The pond is insanely loud at night with frogs. I believe it's basically a bunch of cat-calling male frogs out there looking for female frogs with low standards. (Naw, I'm sure they just go all jiggley at the sound. It's so loud out there, it's insane.)
Somehow, we're managing without an air conditioner. There clearly used to be one, but it was taken out before we moved in. (We don't know whether it was the previous owners or before them.) I had said to AP that we absolutely had to get one, when he was sort of hemming and hawing, and after a particularly hot day, he got a bid. It was pretty expensive for a conventional central air unit, and so I did a wee bit of research and they are just terrible for the environment. So I started looking around and found a solar air conditioner and sent the info to AP. And he's looking at it, and we're trying to figure it out. But what's really happening is he bought a bunch of fans and somehow we're just dealing, and I'm just getting used to sweating a lot and either it hasn't been so hot that my brain's melted or my brain is getting more hot-tolerant.
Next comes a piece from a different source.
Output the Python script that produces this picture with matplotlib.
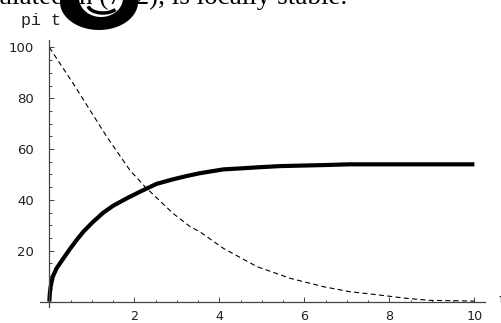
import matplotlib
matplotlib.use('Agg')
import numpy as np
import matplotlib.pyplot as plt
from matplotlib.patches import PathPatch, Arc
from matplotlib.path import Path
from matplotlib.ticker import MultipleLocator

# Data
t_solid = [0, 0.01, 0.03, 0.08, 0.17, 0.33, 0.48, 0.64, 0.8, 1.03, 1.27, 1.5,
           1.82, 2.13, 2.52, 2.91, 3.23, 3.54, 4.09, 4.5, 4.88, 5.42, 6.44,
           7.07, 8, 9, 10]
pi_solid = [0, 3, 5.9, 9.8, 13.1, 17, 20.6, 24.2, 27.5, 31.4, 35, 37.7,
            40.6, 43.2, 46.3, 48.1, 49.4, 50.5, 52, 52.4, 52.8, 53.3, 53.7,
            54, 54, 54, 54]

t_dash = [0, 0.56, 1.35, 1.89, 2.25, 2.91, 3.31, 3.54, 4.09, 4.88, 5.66, 6.44,
          7.07, 7.61, 8.4, 8.95, 9.7, 10]
pi_dash = [100, 85.8, 64.9, 51.8, 45.2, 34.7, 29.5, 27.5, 21, 13.8, 9.2, 5.9,
           3.9, 2.9, 1.3, 0.5, 0.3, 0.2]

x_major = [2, 4, 6, 8, 10]
y_major = [20, 40, 60, 80, 100]

fig = plt.figure(figsize=(5.01, 3.23), dpi=100)
ax = fig.add_axes([40/501, (323-306.7)/323, 445/501, 266.7/323])
ax.set_xlim(-0.22, 10.25)
ax.set_ylim(-2.0, 102.9)
ax.patch.set_visible(False)

ax.plot(t_dash, pi_dash, color='black', lw=0.8, dashes=(4.5, 3))
ax.plot(t_solid, pi_solid, color='black', lw=3.0, solid_capstyle='butt',
        solid_joinstyle='round')

for s in ['top', 'right']:
    ax.spines[s].set_visible(False)
ax.spines['left'].set_position(('data', 0))
ax.spines['bottom'].set_position(('data', 0))
for s in ['left', 'bottom']:
    ax.spines[s].set_color('#444444')
    ax.spines[s].set_linewidth(0.9)

ax.set_xticks(x_major)
ax.set_yticks(y_major)
ax.xaxis.set_minor_locator(MultipleLocator(0.5))
ax.yaxis.set_minor_locator(MultipleLocator(5))
ax.tick_params(which='both', direction='in', color='#444444', width=0.7)
ax.tick_params(which='major', length=3.6)
ax.tick_params(which='minor', length=1.8)
ax.tick_params(axis='y', which='major', pad=11, labelsize=9.5, labelcolor='#222222')
ax.tick_params(axis='x', which='major', pad=6, labelsize=9.2, labelcolor='#222222')
for lbl in ax.get_xticklabels() + ax.get_yticklabels():
    lbl.set_family('DejaVu Sans')

# Overlay in pixel coordinates for annotations
ov = fig.add_axes([0, 0, 1, 1], zorder=5)
ov.set_xlim(0, 501)
ov.set_ylim(323, 0)
ov.axis('off')
ov.patch.set_visible(False)

ov.text(347, 3.5, 'nulated in (7, 2), is locally stable.', ha='right', va='baseline',
        fontsize=19.5, family='Liberation Serif', color='black', zorder=1)
ov.text(21, 25, 'pi t', ha='left', va='baseline', fontsize=12,
        family='Liberation Mono', color='#222222')
ov.text(498, 305, 't', ha='left', va='baseline', fontsize=12,
        family='Liberation Mono', color='#222222')

# Black crescent-shaped blob at the top (scan artefact in the reference)
th = np.linspace(0, 2*np.pi, 80)
outer = np.column_stack([99 + 39*np.cos(th), 2 + 28*np.sin(th)])
inner = np.column_stack([101 + 22*np.cos(th), -2 + 19*np.sin(th)])[::-1]
verts = np.vstack([outer, inner])
codes = ([Path.MOVETO] + [Path.LINETO]*(len(outer)-2) + [Path.CLOSEPOLY]) * 2
ov.add_patch(PathPatch(Path(verts, codes), facecolor='black', edgecolor='none', zorder=3))
ov.add_patch(Arc((103, 5), 30, 16, theta1=20, theta2=175, color='black', lw=2.5, zorder=3))

fig.savefig('out.png', dpi=100)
Seriously, I grew up in a place where it got 100 degrees a lot and I spent summers reading with the blinds tightly closed in the nice icy central air. So the idea that I could survive a summer without an air conditioner of any kind is very new. (Could this possibly last when I'm getting older, and hot flashes may be right around the corner? Global warming isn't going to help either.)
Anyway, I thought an update was in order. I'm sorry for the randomness of the post.
2 comments:
Sorry to hear about the glaucoma tests, but I'm glad that you're getting those tests, either to treat it or to put your mind at rest.
I'm glad you're getting the tests, too. Also, thank you for the link! I love your idea about underground writing.